The list, released late Monday, includes the sort of questions that would make many job hopefuls freeze. "How many basketballs would fit in this room?" was a question one Delta Airlines candidate reported hearing. "When a hot dog expands, in which direction does it split and why?" was a reported question for a Propulsion Structural Analyst job at SpaceX.
It's hard to know how frequently such questions are actually asked, or whether they're really endorsed by H.R., since they're reported by candidates and not confirmed by the companies in question. (We sent emails to the companies above; they either didn't respond immediately or declined to comment.) But Glassdoor says it creates its list by taking the half million questions contributed to its site over the past 12 months and pulling out a few thousand that were tagged with phrases like "brainteaser" or showed up less often, calling out the quirkiest for the list.
Susan Underwood, Glassdoor's head of global recruiting and talent acquisition, says that such questions, at least anecdotally, remain fairly typical: "As long as the question is value-based and the interviewer knows why they’re asking it, it can be valuable to understanding the candidate."
But at least one company often associated with brainteaser questions has said it's moving away from them. Glassdoor's list has been said in the past "to reflect the Google-ization of the interview process," referring to stories about the search engine's difficult interview questions. The tech giant once took out a billboard with a cryptic math puzzle on it; the curious computer scientists who solved it were sent to a web site with another challenging puzzle they had to answer before finally getting an email address to send in their resume.
Now, however, Google actually urges its hiring managers not to use such questions, according to a book released last year, "Work Rules," by Google's head of "people operations," Laszlo Bock. In it, he writes that they aren't actually worth much.
How a candidate performs on such questions "is at best a discrete skill that can be improved by practice, eliminating their utility for assessing candidates," he writes. "At worst, they rely on some trivial bit of information or insight that is withheld from the candidate, and serve primarily to make the interviewer feel clever or self-satisfied. They have little if any ability to predict how candidates will perform in a job."
Bock admits in his book that some questions like this have been used at Google, and may continue to be, though he says that "we do everything we can to discourage this, as it's really just a waste of everyone's time." When they do pop up, he writes, senior leaders "ignore the answers to these questions."
Instead, Google now bases its interview process on assessment methods that research has shown to be most predictive of performance, Bock writes. Technical hires go through some kind of test of their ability to do things like write code or design algorithms. And then the company asks "behavioral" ("tell me about a time when...") or "situational" ("what would you do if...") structured interview questions that help assess things like a candidate's cognitive ability or conscientiousness.

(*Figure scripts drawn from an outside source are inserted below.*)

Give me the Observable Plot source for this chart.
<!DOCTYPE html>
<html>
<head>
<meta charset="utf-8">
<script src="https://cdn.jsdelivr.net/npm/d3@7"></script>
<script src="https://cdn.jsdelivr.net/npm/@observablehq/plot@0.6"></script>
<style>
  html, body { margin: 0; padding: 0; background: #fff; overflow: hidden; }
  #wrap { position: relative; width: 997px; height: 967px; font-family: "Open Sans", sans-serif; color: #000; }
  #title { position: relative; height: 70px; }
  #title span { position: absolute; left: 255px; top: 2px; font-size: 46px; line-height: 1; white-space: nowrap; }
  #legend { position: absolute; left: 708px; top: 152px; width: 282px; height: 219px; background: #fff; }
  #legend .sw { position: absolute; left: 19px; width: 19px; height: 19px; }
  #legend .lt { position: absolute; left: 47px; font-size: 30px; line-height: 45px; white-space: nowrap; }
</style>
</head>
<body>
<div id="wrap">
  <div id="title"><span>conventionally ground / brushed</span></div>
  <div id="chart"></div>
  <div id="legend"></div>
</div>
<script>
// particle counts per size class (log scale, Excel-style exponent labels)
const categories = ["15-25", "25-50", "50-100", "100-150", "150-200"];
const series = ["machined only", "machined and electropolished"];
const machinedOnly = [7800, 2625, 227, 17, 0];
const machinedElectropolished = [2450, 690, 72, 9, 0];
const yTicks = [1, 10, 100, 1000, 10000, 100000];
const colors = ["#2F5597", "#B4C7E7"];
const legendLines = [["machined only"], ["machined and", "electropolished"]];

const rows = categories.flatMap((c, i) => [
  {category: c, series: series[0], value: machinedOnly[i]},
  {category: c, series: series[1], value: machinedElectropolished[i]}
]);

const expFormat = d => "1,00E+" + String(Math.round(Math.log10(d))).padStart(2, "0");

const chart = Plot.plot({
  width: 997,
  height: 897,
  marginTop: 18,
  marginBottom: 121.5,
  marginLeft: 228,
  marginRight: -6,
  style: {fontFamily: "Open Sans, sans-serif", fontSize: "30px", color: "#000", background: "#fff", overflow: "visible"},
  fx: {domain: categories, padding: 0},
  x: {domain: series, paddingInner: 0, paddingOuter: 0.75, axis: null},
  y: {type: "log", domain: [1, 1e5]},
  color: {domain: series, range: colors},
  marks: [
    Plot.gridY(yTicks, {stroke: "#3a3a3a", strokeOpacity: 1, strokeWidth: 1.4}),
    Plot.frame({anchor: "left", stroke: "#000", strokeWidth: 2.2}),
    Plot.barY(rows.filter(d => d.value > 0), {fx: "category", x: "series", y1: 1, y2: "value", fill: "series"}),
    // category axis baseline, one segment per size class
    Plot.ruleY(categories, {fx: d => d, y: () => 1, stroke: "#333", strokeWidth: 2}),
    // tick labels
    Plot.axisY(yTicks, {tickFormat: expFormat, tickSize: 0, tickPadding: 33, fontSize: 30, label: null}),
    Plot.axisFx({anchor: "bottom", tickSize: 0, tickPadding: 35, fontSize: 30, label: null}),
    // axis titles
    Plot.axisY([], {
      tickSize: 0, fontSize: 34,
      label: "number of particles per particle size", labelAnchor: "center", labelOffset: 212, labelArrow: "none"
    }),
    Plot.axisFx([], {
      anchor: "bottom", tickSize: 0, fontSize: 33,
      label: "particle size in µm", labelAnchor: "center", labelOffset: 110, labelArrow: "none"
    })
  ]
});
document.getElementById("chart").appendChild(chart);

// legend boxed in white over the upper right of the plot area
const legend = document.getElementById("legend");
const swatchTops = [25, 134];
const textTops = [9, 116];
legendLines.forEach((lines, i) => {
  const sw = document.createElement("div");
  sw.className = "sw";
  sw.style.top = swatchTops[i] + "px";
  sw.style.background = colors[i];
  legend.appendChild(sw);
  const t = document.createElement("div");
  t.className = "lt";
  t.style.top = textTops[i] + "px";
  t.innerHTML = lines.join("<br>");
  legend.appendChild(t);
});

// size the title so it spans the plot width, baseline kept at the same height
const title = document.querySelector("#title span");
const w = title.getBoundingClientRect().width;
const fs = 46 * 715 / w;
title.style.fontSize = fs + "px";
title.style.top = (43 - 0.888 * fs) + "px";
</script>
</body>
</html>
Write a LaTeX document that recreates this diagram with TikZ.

"Yes, these questions are bland; it's the answers that are compelling," he writes.
As a result, it might be smarter to study up on a few of Glassdoor's most common interview questions -- yet another list it compiles -- than to try and rehearse answers for puzzling oddball questions. These include standard fare queries like those about strengths and weaknesses, as well as less obvious but still common questions, such as "How would you fire someone?"
Still, many companies or CEOs continue to put their own spin on the interview process. Charles Schwab CEO Walt Bettinger told the New York Times that he sometimes meets job candidates for breakfast and asks the restaurant to screw up the candidate's order, just to see how he or she treats the waiter. One of Warby Parker's founders told Quartz in 2013 that the company asks candidates about the most recent costume they wore to find people who are a good cultural fit.
And Facebook's global head of recruiting told Business Insider her favorite interview question isn't a tricky engineering one, but a query about what someone did on their very best day at work. "The question was conceived to help hiring managers assess someone's innate passion," wrote the Post's Peter Holley about Facebook's question. "But authentic passion, perhaps more than other qualifications, is hard to fake."
Just in case, what -- pray tell -- might be a good answer to the question about finding a penguin in the freezer? A Trader Joe's spokesperson declined to comment. But there was one response offered in the comments where the question was listed on Glassdoor, where users can weigh in with responses: "Only correct answer: Call animal control. This shows responsibility and respect for the animal and fellow co-workers."
UPDATE: After this article was published, a Delta spokesperson emailed to say the basketball query is not a standardized question.